Uh, so that’s losing face. And, unless you’re quick, some other parts of your body, too.
Now, in Finland you lose face by talking to people. Okay? Your relatives and most intimate friends, and your spouse after ten years of marriage, are exceptions. Otherwise, every time you talk to someone, you lose a fistful of “respect points”. For every moment the conversion continues, you lose more points, at an exponentially accelerating rate.
You’ll find this explains a lot about Finland.
First person: “Hi! I want to give you free money!”
Second person: “Grnmn.” (walks away)
And since respect is hard to come by, getting money or healthcare really isn’t worth the points loss. “My arm’s green and smelly? Maybe it’ll go away. Sure ain’t gonna talk to no doctor.”
If there will ever be a place where everything is automatized, everything, from buying broccoli to eating out, from paying for car repairs to customer service — that place should be Finland. Except that’s never going to happen, since you can’t complain at machines.

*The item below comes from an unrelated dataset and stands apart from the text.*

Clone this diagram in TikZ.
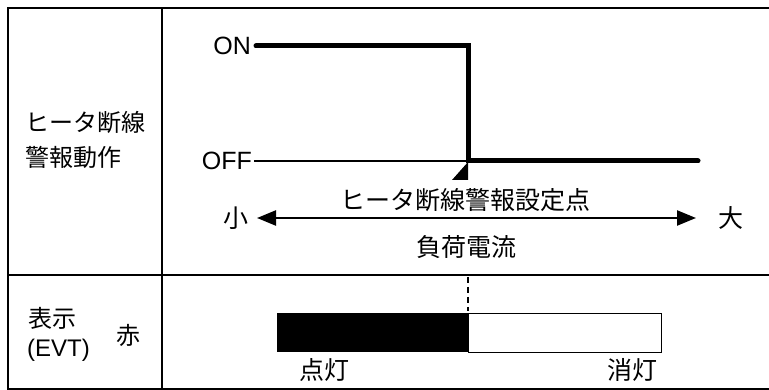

About them, yes. But that’s a subject for another day.
So, what more? Most exchange students learn the Finnish way, eventually. They’ll start keeping to themselves, staying in their rooms behind locked doors. If you greet them, they just look at you blankly, with a glint of suppressed anger in their eyes, and walk away.
Or maybe that’s just cold-gangrene combined with healthcare only in Finnish.